Model hamper memang disesuaikan dengan tujuan pemberian hamper kepada siapa dan dalam rangka apa, misalnya salah satu hamper Lebaran didesain berbentuk Ka’bah dengan setengah ruang transparan. Di dalam Ka’bah tersebut tersimpan perlengkapan salat dan juga kue kering.
Penyerapan kata parsel dan hamper ke dalam bahasa Indonesia memang memperkaya kosakata bahasa Indonesia dan juga memperkaya tradisi antar-mengantar atau kirim-mengirim. Meskipun sebenarnya, jauh sebelum ada kata parsel dan hamper, Indonesia sudah memiliki tradisi ini.
Di Minangkabau misalnya, pada masa Ramadan, para menantu akan maantaan pabukoan kepada mertua. Isi pabukoan atau menu berbuka sama dengan hamper makanan, tetapi secara spesifik berisi makanan tradisional, seperti rendang, lamang tapai, dan galamai. Pada waktu Lebaran pun, mereka juga manjalang mintuo dengan membawa makanan, seperti kue bolu, lamang tapai, dan galamai. Makanan tersebut menjadi bingkisan atau buah tangan yang dikemas dalam rantang susun.
Penyerapan kata parsel dan hamper mempengaruhi generasi sekarang untuk mengubah tradisi tersebut menjadi lebih modern. Mereka tetap melakukan tradisi dengan berkunjung untuk silaturahmi, tetapi tidak lagi membawa rantang susun. Bingkisan yang dibawa berbentuk parsel atau hamper aneka isi. Barang yang dibawa itulah yang berubah dalam tradisi. Dahulu para menantu membuat sendiri hamper tersebut, kini dilakukan dengan membeli ke berbagai gerai yang menjual hamper, baik secara online maupun offline. Cara tersebut dinilai lebih efisien dan tidak menghabiskan waktu.

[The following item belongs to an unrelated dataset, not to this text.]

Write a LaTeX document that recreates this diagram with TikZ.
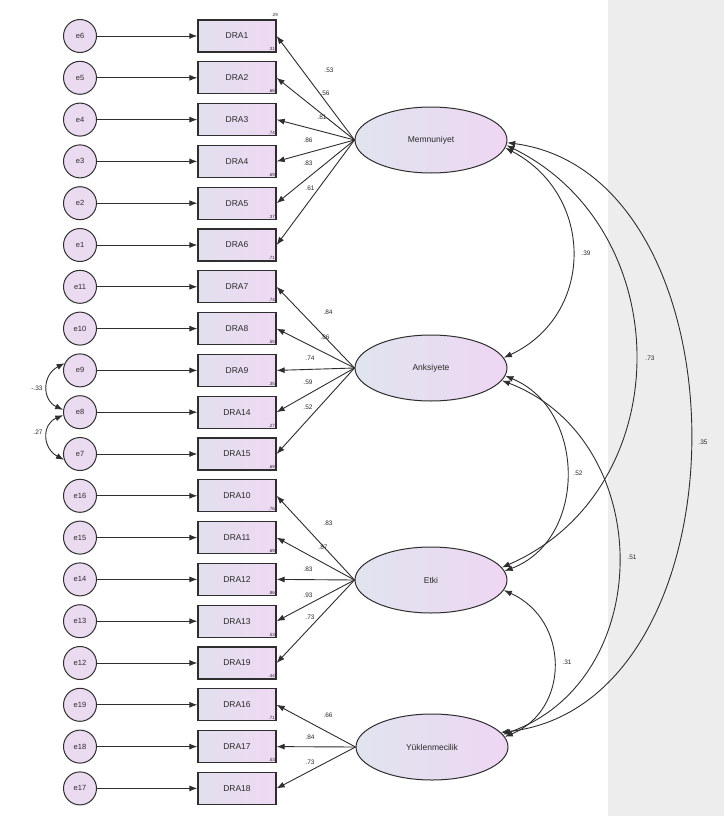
\documentclass[tikz,border=0pt]{standalone}
\usepackage{fontspec}
\setmainfont{Liberation Sans}
\usetikzlibrary{arrows.meta,shapes.geometric}
\definecolor{edgec}{HTML}{2E2E2E}
\definecolor{txt}{HTML}{2A2A2A}
\definecolor{boxL}{HTML}{E2E0EE}
\definecolor{boxR}{HTML}{EFD9F3}
\definecolor{errF}{HTML}{EBDBF1}
\definecolor{latL}{HTML}{E0E4EF}
\definecolor{latR}{HTML}{EED6F3}
\definecolor{bgGray}{HTML}{EDEDED}
\begin{document}
\begin{tikzpicture}[x=1pt,y=-1pt,
  box/.style={draw=edgec, line width=1.3pt, minimum width=78pt, minimum height=32pt, inner sep=0pt, left color=boxL, right color=boxR, font=\fontsize{8.5}{9}\selectfont, text=txt},
  err/.style={circle, draw=edgec, line width=1pt, minimum size=33pt, inner sep=0pt, fill=errF, font=\fontsize{7.5}{8}\selectfont, text=txt},
  lat/.style={ellipse, draw=edgec, line width=1pt, minimum width=152pt, minimum height=66pt, inner sep=0pt, left color=latL, right color=latR, font=\fontsize{8.5}{9}\selectfont, text=txt},
  arr/.style={draw=edgec, line width=0.9pt, -{Latex[length=8pt,width=6pt]}},
  cov/.style={draw=edgec, line width=0.9pt, {Latex[length=8pt,width=6pt]}-{Latex[length=8pt,width=6pt]}},
  lbl/.style={font=\fontsize{6.5}{7}\selectfont, inner sep=0pt, text=txt},
  rsq/.style={font=\fontsize{4.5}{5}\selectfont, inner sep=0.5pt, text=txt}]
\useasboundingbox (0,0) rectangle (724,816);
\fill[white] (0,0) rectangle (724,816);
\fill[bgGray] (608,0) rectangle (724,816);

% observed variables and their errors
\foreach \i/\e/\d in {1/e6/DRA1, 2/e5/DRA2, 3/e4/DRA3, 4/e3/DRA4, 5/e2/DRA5, 6/e1/DRA6,
  7/e11/DRA7, 8/e10/DRA8, 9/e9/DRA9, 10/e8/DRA14, 11/e7/DRA15,
  12/e16/DRA10, 13/e15/DRA11, 14/e14/DRA12, 15/e13/DRA13, 16/e12/DRA19,
  17/e19/DRA16, 18/e18/DRA17, 19/e17/DRA18}{
  \node[err] (e\i) at (80,{36+41.8*(\i-1)}) {\e};
  \node[box] (b\i) at (237,{36+41.8*(\i-1)}) {\d};
  \draw[arr] (e\i) -- (b\i);
}

% squared multiple correlations (partly hidden at box corners)
\node[rsq, anchor=south east] (r1) at ([shift={(2,-2)}]b1.north east) {.29};
\foreach \j/\v in {1/.31, 2/.66, 3/.74, 4/.69, 5/.37, 6/.71, 7/.74, 8/.55, 9/.35, 10/.27,
  11/.69, 12/.76, 13/.69, 14/.86, 15/.53, 16/.44, 17/.71, 18/.53}{
  \node[rsq, anchor=south east] (rr\j) at ([shift={(-1,-1)}]b\j.south east) {\v};
}

% latent variables
\node[lat] (M) at (431,140) {Memnuniyet};
\node[lat] (A) at (431,368) {Anksiyete};
\node[lat] (E) at (431,580) {Etki};
\node[lat] (Y) at (432,747) {Yüklenmecilik};

% loadings
\foreach \i in {1,...,6}{\draw[arr] (M.west) -- (b\i.east);}
\foreach \i in {7,...,11}{\draw[arr] (A.west) -- (b\i.east);}
\foreach \i in {12,...,16}{\draw[arr] (E.west) -- (b\i.east);}
\foreach \i in {17,18,19}{\draw[arr] (Y.west) -- (b\i.east);}

\foreach \n/\x/\y/\t in {l1/329/70/.53, l2/325/93/.56, l3/322/117/.81, l4/308/140/.86, l5/308/163/.83, l6/310/188/.61,
  l7/328/312/.84, l8/325/337/.86, l9/310/358/.74, l10/308/382/.59, l11/308/407/.52,
  l12/328/523/.83, l13/323/547/.87, l14/308/569/.83, l15/308/595/.93, l16/310/617/.73,
  l17/328/715/.66, l18/310/737/.84, l19/310/762/.73}{
  \node[lbl] (\n) at (\x,\y) {\t};
}

% covariances between latent variables
\draw[cov] (M.-6) .. controls (595,195) and (595,315) .. (A.8);
\draw[cov] (M.-4) .. controls (679,230) and (679,490) .. (E.10);
\draw[cov] (M.-2) .. controls (752,175) and (752,705) .. (Y.12);
\draw[cov] (A.-6) .. controls (587,410) and (587,540) .. (E.7);
\draw[cov] (A.-10) .. controls (657,440) and (657,680) .. (Y.10);
\draw[cov] (E.-8) .. controls (570,620) and (570,710) .. (Y.8);
\node[lbl] (c1) at (586,253) {.39};
\node[lbl] (c2) at (650,358) {.73};
\node[lbl] (c3) at (703,442) {.35};
\node[lbl] (c4) at (578,473) {.52};
\node[lbl] (c5) at (632,557) {.51};
\node[lbl] (c6) at (567,662) {.31};

% error covariances
\draw[cov] (e9.155) .. controls (42,375) and (42,400) .. (e10.172);
\draw[cov] (e10.190) .. controls (42,424) and (42,448) .. (e11.200);
\node[lbl] (c7) at (37,388) {-.33};
\node[lbl] (c8) at (38,432) {.27};
\end{tikzpicture}
\end{document}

Jika disimak tradisi antar-mengantar atau kirim-mengirim hamper di Indonesia, ternyata pada prinsipnya hamper itu adalah bingkisan. Bingkisan ini merupakan pemberian sebagai tanda hormat antara seseorang kepada orang lain. Namun, kata bingkisan yang merupakan bahasa Indonesia dinilai tidak mampu menyampaikan keinginan pengguna dalam memberikan hadiah pada hari raya atau hari-hari tertentu kepada orang-orang yang disayangi.
Kata bingkisan dinilai sangat biasa jika dibandingkan dengan hamper dan parsel. Mengapa demikian? Di hari-hari lain selain hari raya, kata bingkisan juga sangat sering digunakan. Namun, menyemarakkan kembali kata bingkisan seperti frasa bingkisan Ramadan, bingkisan Lebaran, atau bingkisan THR (Tunjangan Hari Raya) tidak mengurangi makna bahwa kita memberikan hadiah berupa makanan, minuman, dan barang-barang berharga kepada orang-orang terkasih di hari raya atau hari spesial. Bingkisan di hari raya akan menambah keakraban dan keintiman antara si pemberi dan penerima.
Di tengah maraknya kata parsel dan hamper ini, kita juga bisa menyemarakkan kata bingkisan, misalnya kamu berencana akan mengirim bingkisan Lebaran apa nanti kepada calon mertua?